Se a TVI fez de Marcelo presidente, por que não havia o Correio da Manhã de poder fazer do André Ventura deputado? Foi mais ou menos esta a pergunta irónica que um ouvinte fez numa rádio, justificando que o agora líder do Chega! foi candidato derrotado à Câmara de Loures, tornou-se conhecido por ser um dos arruaceiros do comentário desportivo e, rompendo com o PSD, fundou a sua própria organização política, cujo programa foi em parte plagiado de um pequeno partido angolano. No hemiciclo do parlamento sentou-se à direita da direita. Sabe que a provocação lhe concede os seus minutos de fama. Diz tudo o que os mais desinformados querem ouvir. A sua forma é simples: toco e canto a música que quiserem dançar.
O populismo é um terreno fértil em sociedades que se cultivam lendo as letras gordas de jornais sensacionalistas, ou para as que simplesmente não leem, ou ainda para as que acham que um twitt se equipara um tratado filosófico.
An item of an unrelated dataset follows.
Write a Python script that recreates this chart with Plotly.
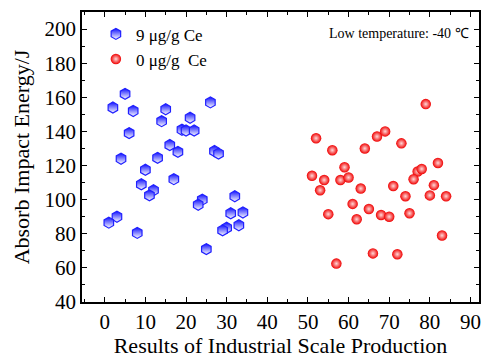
import plotly.graph_objects as go

# Data: 9 ug/g Ce
ce9_x = [5, 2, 7, 15, 26, 14, 21, 19, 20, 22, 6, 16, 18, 27, 28, 4, 13, 10, 17, 9,
         12, 11, 24, 23, 32, 31, 34, 33, 30, 29, 3, 1, 8, 25]
ce9_y = [162, 154, 152, 153, 157, 146, 148, 141, 140.5, 140.5, 139, 132, 128, 128.5, 127,
         124, 124.5, 117.5, 112, 109, 105.5, 102.5, 100, 97, 102, 92, 92.5, 85, 83.5, 82,
         90, 86.5, 80.5, 71]
# Data: 0 ug/g Ce
ce0_x = [79, 52, 67, 69, 73, 56, 64, 82, 59, 51, 54, 58, 60, 53, 63, 77, 78, 76, 71, 81,
         80, 84, 74, 61, 65, 68, 70, 55, 62, 75, 83, 66, 72, 57]
ce0_y = [156, 136, 137, 140, 133, 129, 130, 121.5, 119, 114, 111.5, 111.5, 113, 105.5,
         106.5, 116.5, 118, 112, 108, 108.5, 102.5, 102, 102, 97.5, 94.5, 91, 90, 91.5,
         88.5, 92, 79, 68.5, 68, 62.5]

x_ticks = [0, 10, 20, 30, 40, 50, 60, 70, 80, 90]
y_ticks = [40, 60, 80, 100, 120, 140, 160, 180, 200]

FONT = "Liberation Serif"

fig = go.Figure()
fig.add_trace(go.Scatter(
    x=ce9_x, y=ce9_y, mode="markers", name="9 μg/g Ce",
    marker=dict(symbol="hexagon", size=11, color="#1010ff",
                gradient=dict(type="vertical", color="white"),
                line=dict(color="#2020ff", width=1.2)),
))
fig.add_trace(go.Scatter(
    x=ce0_x, y=ce0_y, mode="markers", name="0 μg/g  Ce",
    marker=dict(symbol="circle", size=10.5, color="#f00000",
                gradient=dict(type="radial", color="#ffd8d8"),
                line=dict(width=0)),
))

axis_common = dict(
    showline=True, linecolor="black", linewidth=1.5, mirror="ticks",
    ticks="inside", ticklen=5, tickwidth=1.2, tickcolor="black",
    showgrid=False, zeroline=False,
    tickfont=dict(family=FONT, size=21, color="black"),
)

fig.update_xaxes(
    range=[-5.6, 92.1], tickvals=x_ticks,
    minor=dict(ticks="inside", ticklen=3, tickwidth=1, tickcolor="black", dtick=5, tick0=0),
    title=dict(text="Results of Industrial Scale Production",
               font=dict(family=FONT, size=22, color="black"), standoff=2),
    **axis_common,
)
fig.update_yaxes(
    range=[40, 210], tickvals=y_ticks,
    minor=dict(ticks="inside", ticklen=3, tickwidth=1, tickcolor="black", dtick=10, tick0=0),
    title=dict(text="Absorb Impact Energy/J",
               font=dict(family=FONT, size=22, color="black"), standoff=9),
    **axis_common,
)

fig.add_annotation(
    x=0.98, y=0.925, xref="paper", yref="paper", xanchor="right", yanchor="middle",
    text="Low temperature: -40 ℃", showarrow=False,
    font=dict(family=FONT, size=14, color="black"),
)

fig.update_layout(
    width=485, height=358,
    margin=dict(l=82, r=4, t=12, b=56),
    paper_bgcolor="white", plot_bgcolor="white",
    showlegend=True,
    legend=dict(x=0.035, y=0.985, xanchor="left", yanchor="top",
                bgcolor="rgba(0,0,0,0)", font=dict(family=FONT, size=17, color="black"),
                tracegroupgap=0, itemwidth=30),
)

fig.write_html("out.html")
Mas vistas bem as coisas, quando o presidente Trump pensa com os dedos (dos pés, muitas vezes), e ruge frases no Twitter por estar convicto de que é assim que convence o povo americano, está tudo dito.
Na nova aguarela da Assembleia, dos 230 deputados, há dois que se têm destacado: Joacine e André ventura. Recentemente, Joacine Katar Moreira propôs pedir a devolução do património trazido das ex-colónias. Cometeu a originalidade de o fazer em sede de debate sobre o Orçamento do Estado. Qualquer outro que o tivesse feito não desencadearia tamanha urticária. Mas Joacine sabe como captar os holofotes mediáticos. Sabe desde a primeira hora que se levar consigo um assessor de saias se converte na rainha do baile. Um baile cheio de máscaras, um baile público a que todos assistimos. Joacine não tem qualquer agenda política, tem uma agenda pessoal centrada nela própria: feminista, negra e gaga.
A generalidade das pessoas sentiu-se ofendida por achar que o sentimento de Joacine por Portugal é pernicioso. Houve quem a acusasse de não usar a mesma veemência para com os saques das cleptocracias africanas que deixam na miséria o povo e abastam de colossais fortunas os governantes e seus familiares. Mas todas as vozes foram ofuscadas por uma única, a de André Ventura, que, na Assembleia, propôs que Joacine Katar Moreira fosse “devolvida à terra dela”. Joacine tem dupla nacionalidade, guineense e portuguesa. É, portanto, também portuguesa de pleno direito. Goza da liberdade de ser heroína ou idiota. E nós temos o direito de concordar ou de discordar.
Enquanto se discutiam as excedências xenófobas de André Ventura, surgiram novas imagens de um congresso do Chega! onde se viu a saudação nazi.
Joacine e o Livre romperam o enlace que os unia.
Ela teve a soberba de considerar que nada devia ao programa do partido pelo qual foi eleita. Achou-se a única dona do mandato, dos votos, da subvenção. O Livre é um fenómeno recente, como outros, sem base ideológica maturada. O Livre, que nasceu da epifania de unir a esquerda, não conseguiu sequer unir-se com a sua única deputada. Mas há uma questão importante: Joacine foi convidada para integrar as listas, recebeu um telefonema e aceitou. O Livre votou agora a sua saída. Viu-se livre dela. Renunciou ao populismo e por isso corre o risco de desaparecer. Curiosa, esta vereda da sociedade moderna…
Joacine era uma independente num partido. E os partidos, ávidos de captar independentes como se estes fossem a moral que alegadamente os seus militantes não têm, sucumbem a outras formas de populismo mais ténue.
Isto conduz-nos a uma última questão: fará, pois, sentido eleger deputados fora dos partidos? Sim. Elegeremos mais Joacines? Sim. E Mais Andrés Venturas? Sim, muitos. Mas é para aí que caminhamos. Os partidos são essenciais à democracia e devem permitir a concorrência de cidadãos independentes em listas próprias, para que todas as vozes sejam ouvidas. Quanto a nós, não devemos temer o nosso poder de escolha.